For almost 30 years, the DB / data management community has intensively studied the vexing pains of data integration, cleaning, and transformation. This research has largely been in the contexts of RDBMSs, SQL-oriented business intelligence (BI), and knowledge base construction. But as the emerging interdisciplinary field of Data Science gains prominence, the massive pain of such data “grunt work” in the context of machine learning (ML) and artificial intelligence (AI) applications has taken center stage. Surveys show data scientists spend large amounts of time (e.g., 45%, 60%, or worse!) on such data wrangling and grunt work, often loosely dubbed data preparation (prep). Naturally, reducing the manual burden of data prep is now a major focus for both researchers and companies building ML/AI platforms.

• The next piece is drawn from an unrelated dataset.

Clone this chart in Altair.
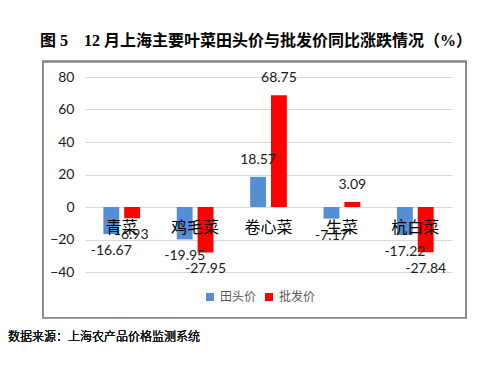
import altair as alt
import pandas as pd

categories = ["青菜", "鸡毛菜", "卷心菜", "生菜", "杭白菜"]
series_names = ["田头价", "批发价"]
farm_price = [-16.67, -19.95, 18.57, -7.17, -17.22]
wholesale_price = [-6.93, -27.95, 68.75, 3.09, -27.84]
y_ticks = [-40, -20, 0, 20, 40, 60, 80]
colors = ["#558ED5", "#FF0000"]

rows = []
for c, a, b in zip(categories, farm_price, wholesale_price):
    rows.append({"cat": c, "series": series_names[0], "value": a, "label": f"{a:.2f}"})
    rows.append({"cat": c, "series": series_names[1], "value": b, "label": f"{b:.2f}"})
df = pd.DataFrame(rows)
cat_df = pd.DataFrame({"cat": categories, "zero": [0] * len(categories)})

W, H = 367, 195
LAB = "#1a1a1a"

x_scale = alt.Scale(paddingInner=0.5, paddingOuter=0.25)
x_enc = alt.X("cat:N", sort=categories, axis=None, scale=x_scale)
xoff = alt.XOffset("series:N", sort=series_names,
                   scale=alt.Scale(paddingInner=0.238, paddingOuter=0))
y_scale = alt.Scale(domain=[-40, 80], nice=False, zero=False)
y_axis = alt.Axis(values=y_ticks, tickCount=7, grid=True, gridColor="#D9D9D9",
                  gridWidth=1, domain=False, ticks=False, tickSize=0,
                  labelPadding=11, labelFont="Lato", labelFontSize=14,
                  labelColor=LAB, labelOverlap=False, title=None)


def y_enc(field):
    return alt.Y(field, type="quantitative", scale=y_scale, axis=y_axis, title=None)


base = alt.Chart(df)

bars = base.mark_bar().encode(
    x=x_enc,
    xOffset=xoff,
    y=y_enc("value"),
    color=alt.Color("series:N", sort=series_names,
                    scale=alt.Scale(domain=series_names, range=colors),
                    legend=alt.Legend(title=None, orient="none", direction="horizontal",
                                      legendX=119, legendY=214, symbolType="square",
                                      symbolSize=64, symbolStrokeWidth=0,
                                      labelFont="Noto Sans CJK SC", labelFontSize=12,
                                      labelColor="#595959", labelOffset=4,
                                      columnPadding=6, padding=0)),
)

cat_labels = alt.Chart(cat_df).mark_text(
    baseline="middle", align="center", dy=21, font="Noto Sans CJK SC",
    fontSize=16, color="black"
).encode(
    x=x_enc,
    y=y_enc("zero"),
    text="cat:N",
)

pos_labels = base.transform_filter(alt.datum.value >= 0).mark_text(
    baseline="middle", align="center", dy=-17, font="Lato", fontSize=14, color=LAB
).encode(x=x_enc, xOffset=xoff, y=y_enc("value"), text="label:N")

neg_labels = base.transform_filter(alt.datum.value < 0).mark_text(
    baseline="middle", align="center", dy=17, font="Lato", fontSize=14, color=LAB
).encode(x=x_enc, xOffset=xoff, y=y_enc("value"), text="label:N")

frame = alt.Chart(cat_df).mark_rect(fill="transparent", stroke="#868686", strokeWidth=1.3).encode(
    x=alt.value(-42.3), x2=alt.value(381.3), y=alt.value(-15.5), y2=alt.value(240.7)
)

source = alt.Chart(cat_df).mark_text(
    align="left", baseline="middle", font="Noto Sans CJK SC", fontSize=12,
    fontWeight=300, color="#111111",
    text="数据来源：上海农产品价格监测系统"
).encode(x=alt.value(-77), y=alt.value(260))

chart = alt.layer(bars, cat_labels, pos_labels, neg_labels, frame, source).properties(
    width=W, height=H,
    autosize=alt.AutoSizeParams(type="none"),
    padding={"left": 77, "top": 69, "right": 20, "bottom": 85},
    title=alt.TitleParams(
        text="图 5　12 月上海主要叶菜田头价与批发价同比涨跌情况（%）",
        anchor="middle", frame="group", dx=-12.5, offset=-4, baseline="bottom",
        font="Liberation Serif, Noto Sans CJK SC", fontSize=16, fontWeight="bold",
        color="black"),
).configure_view(stroke=None)

chart.save("out.html", embed_options={"renderer": "svg", "actions": False})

This hot-button panel discussion at SIGMOD 2021 brought together leading experts on these topics from both academia and industry to discuss and debate the past, present, and future of automation of data prep, especially in the context of ML and Data Science. The panelists were Felix Naumann, Ihab Ilyas, Luna Dong, and Sarah Catanzaro. Another panelist, Joe Hellerstein, was unable to join the panel live, but he joined the office hours afterward to share his thoughts. This post explains the background and context for the panel topic and summarizes the actual discussions from my vantage point as the moderator.
The panel discussed many pressing issues in the context of data prep, including whether automated approaches being pursued by so-called AutoML platforms are indeed realistic, whether the DB community has failed data scientists in this arena, how to objectively compare automated data prep methods, why this area still lacks realistic benchmarks, and how to foster impactful research in this area, including industry-academia collaborations. All questions turned out to be contentious, with no consensus among the panel. But in the end, the lively discussions revealed several new insights on the differing roles of tooling vs. automation, the role of ML itself in automating data prep for ML, gaps between enterprises and Big Tech on operational constraints, and amenability of data prep tasks for benchmarking. All that and also how the DB community often ends up drinking its own kool-aid!
Q1: Is the ML/AI industry selling snake oil on auto data prep? If yes, how so? If not, why do you think not?
In the last decade, new approaches have emerged for data prep: a human-in-the-loop self-service approach (e.g., Tableau Prep and Trifacta), automation using ML/deep learning models, automation using program synthesis techniques, and various hybrid approaches. But out in the ML/AI marketplace a new breed of “end-to-end” Automated ML (AutoML) platforms are promising the moon with almost no scrutiny or participation from the DB world: the entire workflow from raw data to ML model will be automated, including data prep! Examples include Salesforce Einstein, Alteryx, DataRobot, H2O Driverless AI, and emerging tools from the cloud “whales”, such as Amazon, Google, and Microsoft.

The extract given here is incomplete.